Giving Up Idealized Self
I am writing in response to the November 3 president’s column by Anita Everett, M.D., titled “Staring Into the Sun.” I strongly agree that dealing with mortality is a central issue in our lives and in the work we do. In the words of Martin Cooperman: “All psychopathology is loss, all psychotherapy is mourning.” However, mortality is not the only loss that we grieve.
In my relationship with my parents, I went through two distinct grief processes. The first was in my 30s when I was working in my own psychotherapy. In the first stage, I had to give up the people who I wanted my parents to be so that I could have an adult relationship with the people who they really were. I have come to know this as the loss of the idealized other.
The second stage was dealing with their physical deaths. Like Dr. Everett’s mother, their terminal illnesses gave me warning of their impending deaths. I used this time to compose their eulogies and share these thoughts with each in person. Despite the sad context, these were wonderful conversations that eased my acceptance of their deaths when those times came.

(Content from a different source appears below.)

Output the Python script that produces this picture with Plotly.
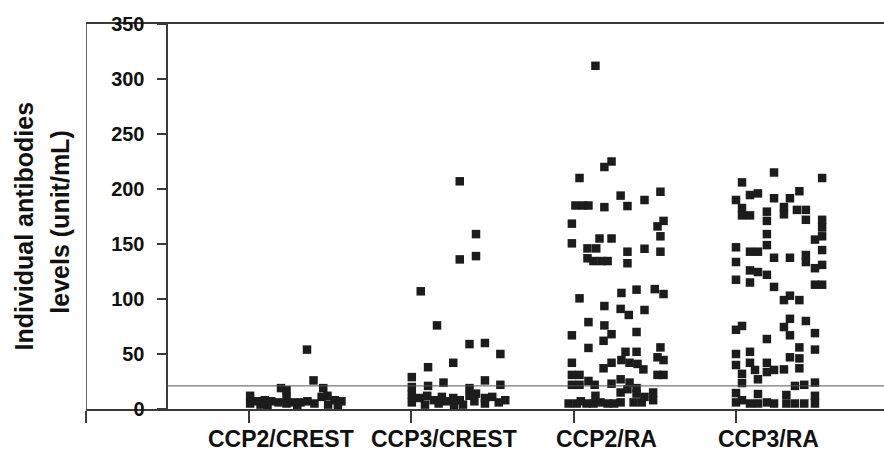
import plotly.graph_objects as go

# ---------------- data ----------------
categories = ["CCP2/CREST", "CCP3/CREST", "CCP2/RA", "CCP3/RA"]
category_pos = [1, 2, 3, 4]
y_ticks = [0, 50, 100, 150, 200, 250, 300, 350]
cutoff = 21

ccp2_crest_vals = [54, 26, 19, 19, 12, 5, 7, 8, 7, 6, 4, 17, 11, 5, 6, 6, 7, 5, 11, 12, 8, 7, 4, 3, 3, 3]
ccp2_crest_jit = [0.36, 0.40, 0.20, 0.46, 0.01, 0.01, 0.055, 0.10, 0.14, 0.185, 0.074, 0.234, 0.234, 0.234,
                  0.277, 0.32, 0.363, 0.406, 0.45, 0.486, 0.53, 0.572, 0.49, 0.117, 0.30, 0.55]

ccp3_crest_vals = [207, 159, 136, 139, 107, 76, 59, 60, 50, 42, 38, 29, 20, 13, 21, 24, 19, 26, 22, 6, 10, 12,
                   8, 11, 4, 5, 7, 10, 8, 3, 4, 12, 14, 7, 10, 5, 11, 6, 8]
ccp3_crest_jit = [0.30, 0.40, 0.30, 0.40, 0.06, 0.16, 0.36, 0.455, 0.55, 0.26, 0.105, 0.005, 0.005, 0.005,
                  0.105, 0.20, 0.36, 0.455, 0.55, 0.005, 0.055, 0.10, 0.14, 0.19, 0.086, 0.17, 0.215, 0.26,
                  0.30, 0.265, 0.32, 0.36, 0.40, 0.39, 0.455, 0.455, 0.50, 0.54, 0.58]

ccp2_ra_vals = [312, 225, 220, 210, 197.5, 194, 190, 185, 185, 185, 183.5, 184.5, 168.5, 166, 171, 157, 155, 155,
                150.6, 146, 146, 137, 134.5, 134.5, 134.5, 143, 145.7, 143, 132.5, 105.5, 108.5, 109, 104.5,
                100.6, 93.6, 91, 85.5, 90, 79, 76, 67, 68, 62, 70, 55.5, 52, 52, 56, 47, 44.5, 44.5, 42, 42,
                37, 42, 41, 36, 31, 31, 31, 31, 22, 22, 25.5, 22, 23, 27, 24, 18, 19, 14, 8, 15, 15, 6, 12,
                5, 5, 7, 5, 5, 6, 5, 5, 6, 6, 11]
ccp2_ra_jit = [0.135, 0.234, 0.19, 0.037, 0.535, 0.29, 0.437, 0.012, 0.06, 0.092, 0.19, 0.332, -0.01, 0.517,
               0.554, 0.535, 0.16, 0.234, -0.01, 0.086, 0.14, 0.086, 0.123, 0.172, 0.21, 0.332, 0.437, 0.535,
               0.332, 0.295, 0.388, 0.50, 0.554, 0.037, 0.19, 0.29, 0.34, 0.437, 0.092, 0.19, -0.01, 0.234,
               0.185, 0.388, 0.092, 0.32, 0.388, 0.535, 0.517, 0.554, 0.295, 0.345, -0.01, 0.185, 0.234,
               0.394, 0.43, 0.517, 0.554, -0.01, 0.037, -0.01, 0.037, 0.092, 0.13, 0.234, 0.29, 0.345,
               0.332, 0.388, 0.388, 0.49, 0.49, 0.29, 0.29, 0.135, -0.03, 0.02, 0.045, 0.08, 0.123, 0.166,
               0.21, 0.25, 0.37, 0.42, 0.437]

ccp3_ra_vals = [215, 210, 206, 198, 196, 194.5, 190, 191.6, 191.6, 183.6, 177, 182.7, 176, 176, 179.4, 181, 181,
                172, 172, 165, 157, 171, 159, 149, 147, 143, 143, 154, 144.5, 137.5, 137.5, 140, 133.6, 133.6,
                128, 131, 126, 124.5, 122, 117.5, 115, 111, 113, 113, 99, 103, 99, 82, 80, 72, 75.5, 74.5, 67,
                69, 63.6, 56, 54, 50, 52, 47, 46, 40, 42, 42, 35.5, 33.6, 35.5, 36, 37, 32, 27, 23.6, 21, 22,
                24, 14.5, 13.6, 6, 8, 5, 5, 6, 5, 12.7, 5, 5, 5, 12, 5]
ccp3_ra_jit = [0.234, 0.53, 0.037, 0.39, 0.135, 0.086, 0.0, 0.234, 0.332, 0.295, 0.295, 0.037, 0.037, 0.086,
               0.19, 0.375, 0.43, 0.43, 0.53, 0.53, 0.53, 0.19, 0.19, 0.19, 0.0, 0.086, 0.135, 0.486, 0.53,
               0.234, 0.332, 0.43, 0.43, 0.0, 0.486, 0.53, 0.086, 0.135, 0.19, 0.0, 0.086, 0.234, 0.486, 0.53,
               0.295, 0.332, 0.39, 0.332, 0.43, 0.0, 0.037, 0.295, 0.332, 0.486, 0.19, 0.39, 0.486, 0.0,
               0.086, 0.332, 0.39, 0.0, 0.086, 0.19, 0.117, 0.19, 0.234, 0.295, 0.39, 0.037, 0.135, 0.037,
               0.363, 0.42, 0.486, 0.0, 0.135, 0.0, 0.037, 0.086, 0.135, 0.19, 0.234, 0.31, 0.31, 0.363,
               0.42, 0.486, 0.486]

series_vals = [ccp2_crest_vals, ccp3_crest_vals, ccp2_ra_vals, ccp3_ra_vals]
series_jit = [ccp2_crest_jit, ccp3_crest_jit, ccp2_ra_jit, ccp3_ra_jit]

# ---------------- figure ----------------
W, H = 884, 451
ML, MR, MT, MB = 86, 0, 24, 42
XMAX = (W - ML - MR) / 162.5
font_fam = "Liberation Sans, Arial, sans-serif"
axis_col = "#3a3a3a"

fig = go.Figure()
for pos, vals, jit in zip(category_pos, series_vals, series_jit):
    fig.add_trace(go.Scatter(
        x=[pos + j for j in jit], y=vals, mode="markers",
        marker=dict(symbol="square", size=8.5, color="#1c1c1c", line=dict(width=0)),
        showlegend=False, hoverinfo="y", cliponaxis=False))

fig.update_layout(
    width=W, height=H, margin=dict(l=ML, r=MR, t=MT, b=MB, autoexpand=False),
    paper_bgcolor="white", plot_bgcolor="white",
    xaxis=dict(range=[0, XMAX], showgrid=False, zeroline=False, automargin=False,
               showline=True, linecolor=axis_col, linewidth=1.5, mirror=True,
               tickmode="array", tickvals=[0] + category_pos, ticks="outside",
               ticklen=12, tickwidth=1.5, tickcolor=axis_col, showticklabels=False),
    yaxis=dict(range=[0, 350], showgrid=False, zeroline=False, automargin=False,
               anchor="free", position=(0.5 / XMAX),
               showline=True, linecolor=axis_col, linewidth=1.5,
               tickmode="array", tickvals=y_ticks, ticks="outside", ticklen=10,
               tickwidth=1.5, tickcolor=axis_col, ticklabelstandoff=8,
               tickfont=dict(family=font_fam, size=20, color="#111", weight="bold")),
)

# left frame line
fig.add_shape(type="line", xref="x", yref="paper", x0=0, x1=0, y0=0, y1=1,
              line=dict(color=axis_col, width=1.5))
# cut-off line
fig.add_shape(type="line", xref="x", yref="y", x0=0.5, x1=XMAX, y0=cutoff, y1=cutoff,
              line=dict(color="#555", width=1))

# category labels
for pos, name in zip(category_pos, categories):
    fig.add_annotation(x=pos + 0.2, xref="x", y=-0.078, yref="paper", text=f"<b>{name}</b>",
                       showarrow=False, xanchor="center", yanchor="middle",
                       font=dict(family=font_fam, size=23, color="#111"))

# y-axis title (two lines)
fig.add_annotation(x=(24 - ML) / (W - ML), xref="paper", y=0.474, yref="paper",
                   text="<b>Individual antibodies</b>", textangle=-90, showarrow=False,
                   xanchor="center", yanchor="middle",
                   font=dict(family=font_fam, size=25, color="#111"))
fig.add_annotation(x=(60 - ML) / (W - ML), xref="paper", y=0.484, yref="paper",
                   text="<b>levels (unit/mL)</b>", textangle=-90, showarrow=False,
                   xanchor="center", yanchor="middle",
                   font=dict(family=font_fam, size=25, color="#111"))

fig.write_html("out.html", config={"displayModeBar": False},
               post_script="document.body.style.margin='0';document.body.style.padding='0';document.body.style.overflow='hidden';")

In working with many patients, as they grieve the loss of loved ones, we usually spend more time grieving the idealized other than we do grieving the actual person. As we help our patients to accept themselves as they are, this self-acceptance allows our patients to accept others as they are, which enriches these relationships while all parties are alive. The more successfully that we have worked on our own grieving processes, the more available we are to help our patients work through theirs.